Todo comenzó a torcerse para Juan Carlos I (y para el Reino de España) cuando le espetó al golpista Hugo Chávez, a la sazón presidente de Venezuela, aquello de "¿por qué no te callas?". A partir de ese momento, se puso en marcha una operación mediática contra él y la institución, ambas inseparables.
La maniobra, como hemos visto en perspectiva, era relativamente sencilla. Tan sólo había que levantar la autocensura sobre ciertos asuntos que ya son de todos conocidos. Del elefante de Botsuana a Corinna Larsen.
De igual modo, la empresa (en la que comenzaron a participar tanto interesados como tontos útiles) necesitaba de una formación política de agitación que se colara en los medios. Que creara un mal rollo general (Podemos).
Los casos de corrupción política, la crisis económica y la efervescencia de un discurso mundial de tipo subversivo hicieron el resto. Parecía increíble, pero la intocable y respetada figura del padre rey se desvanecía cual terrón de azúcar, bañado por la incesante y ardorosa demagogia. Hasta la abdicación y posterior salida del país, que quizás cierre su ciclo vital de la misma manera que empezó. Con el exilio, de Roma a Abu Dabi.
Conocemos hoy que la reciente visita a España de Juan Carlos I ha acabado, digamos, con un puñetazo en la mesa de su hijo. Antes de reunirse ambos en el palacio de La Zarzuela, el llamado emérito se había dado un garbeo borbónico por su querida Galicia, regatilla en velero y saludos al público incluidos.
A Felipe VI el folclorismo de su padre ha debido sacarle de quicio. De hecho, el breve periplo empeora las cosas para la institución.
Y no porque Juan Carlos I no tenga derecho a venir a España y hacer lo que le plazca, sino porque parecería no ser consciente de que está alimentando a la jauría. Las hienas republicanas que le acorralaron hasta hacerle caer del trono. Podemos le ha calificado de "delincuente" (aunque ni siquiera esté imputado en causa ninguna) y el Gobierno declara que a los españoles nos ha provocado "estupor" la visita.

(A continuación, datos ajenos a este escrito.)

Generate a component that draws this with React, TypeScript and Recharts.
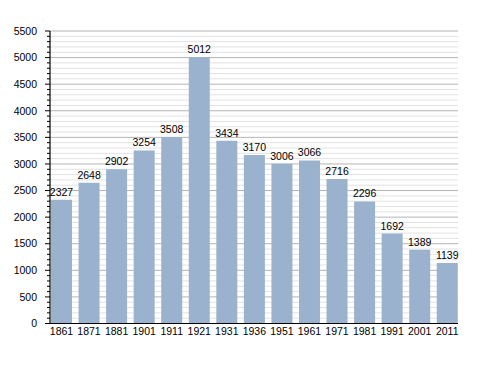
import { BarChart, Bar, XAxis, YAxis, CartesianGrid, LabelList } from 'recharts';

const YEARS = ['1861', '1871', '1881', '1901', '1911', '1921', '1931', '1936', '1951', '1961', '1971', '1981', '1991', '2001', '2011'];
const POPULATION = [2327, 2648, 2902, 3254, 3508, 5012, 3434, 3170, 3006, 3066, 2716, 2296, 1692, 1389, 1139];
const MAJOR_TICKS = [0, 500, 1000, 1500, 2000, 2500, 3000, 3500, 4000, 4500, 5000, 5500];
const MINOR_TICKS = [
  100, 200, 300, 400, 600, 700, 800, 900, 1100, 1200, 1300, 1400, 1600, 1700, 1800, 1900,
  2100, 2200, 2300, 2400, 2600, 2700, 2800, 2900, 3100, 3200, 3300, 3400, 3600, 3700, 3800, 3900,
  4100, 4200, 4300, 4400, 4600, 4700, 4800, 4900, 5100, 5200, 5300, 5400,
];
const ALL_TICKS = [...MAJOR_TICKS, ...MINOR_TICKS].sort((a, b) => a - b);

const data = YEARS.map((year, i) => ({ year, value: POPULATION[i] }));

const FONT = '"Liberation Sans", Arial, sans-serif';

function YTick(props: any) {
  const { x, y, payload } = props;
  const major = payload.value % 500 === 0;
  return (
    <g>
      <line x1={x - (major ? 5 : 3)} x2={x} y1={y} y2={y} stroke="#000" strokeWidth={1} />
      {major && (
        <text x={x - 13} y={y} dy="0.355em" textAnchor="end" fontSize={10.5} fill="#000" fontFamily={FONT}>
          {payload.value}
        </text>
      )}
    </g>
  );
}

export default function App() {
  return (
    <div style={{ position: 'absolute', left: 0, top: 0, width: 488, height: 373, background: '#fff' }}>
      <BarChart
        width={488}
        height={373}
        data={data}
        margin={{ top: 31, right: 30, bottom: 19.5, left: 0 }}
        barCategoryGap="12%"
      >
        <CartesianGrid horizontal vertical={false} horizontalValues={MINOR_TICKS} stroke="#e2e2e2" />
        <CartesianGrid horizontal vertical={false} horizontalValues={MAJOR_TICKS} stroke="#b4b4b4" />
        <XAxis
          dataKey="year"
          height={30}
          padding={{ left: -2.3, right: -3 }}
          axisLine={{ stroke: '#000', strokeWidth: 1.2 }}
          tickLine={false}
          tickSize={0}
          tickMargin={4}
          interval={0}
          tick={{ fontSize: 10.5, fill: '#000', fontFamily: FONT }}
        />
        <YAxis
          width={50}
          domain={[0, 5500]}
          ticks={ALL_TICKS}
          interval={0}
          axisLine={{ stroke: '#000', strokeWidth: 1.2 }}
          tickLine={false}
          tickSize={0}
          tickMargin={0}
          tick={<YTick />}
        />
        <Bar dataKey="value" fill="#9ab2cd" isAnimationActive={false}>
          <LabelList dataKey="value" position="top" offset={4} fontSize={10.5} fill="#000" fontFamily={FONT} />
        </Bar>
      </BarChart>
    </div>
  );
}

¿Qué debe pasar por la cabeza de Felipe VI? Su reinado, todavía breve, puede calificarse de melancólico. A las cuestiones íntimas (la relación paternofilial) se han sumado los escándalos del viejo rey y el golpe catalanista de 2017, la mayor amenaza a la monarquía desde 1931.
Al mismo tiempo, tornan los ecos de la campaña iniciada con el elefante africano. Moncloa no es abiertamente republicana, digamos que es lo que le convenga en el momento oportuno. Pero alberga en el Gobierno al socio chavista. Y sobrevive gracias al apoyo parlamentario de otras fuerzas también anticonstitucionalistas. Todo en un país azotado por una crisis institucional grave y siempre proclive al dramatismo.
En resumen, lo que debe pasar por la cabeza de don Felipe es un dolor y, quizás, una visión turbia del futuro. Posee una gran formación y demostró en 2017 la entereza de un buen jefe de Estado, su bautismo real. Si bien, las cosas cada vez se ponen más feas. Su padre ha resultado ser un problema, veremos si obedece y no vuelve a las portadas, como le han ordenado.
La esperanza para la institución reside ya únicamente en un cambio de gobierno. Tampoco parece esto tan improbable, si bien dicho gabinete debería contar con una mayoría amplia. Con una robustez parlamentaria que le permitiera proteger el edificio constitucional del que es pilar la monarquía.
Y, en plan ilusionante, que procurara la vuelta a los tiempos en que la Moncloa y la Zarzuela, pese a las incontables desavenencias, compartían mismo marco político y nacional.
En cualquier caso, mi hipótesis es que si en un plazo no muy lejano se proclamara esa tercera República, los historiadores podrían situar su embrión en el momento juancarlista de mandar a callar al comandante Chávez. Además, y dependiendo del advenimiento, se cumpliría una especie de regla que dicta que ningún régimen contemporáneo español ha durado más de cuarenta y pico años.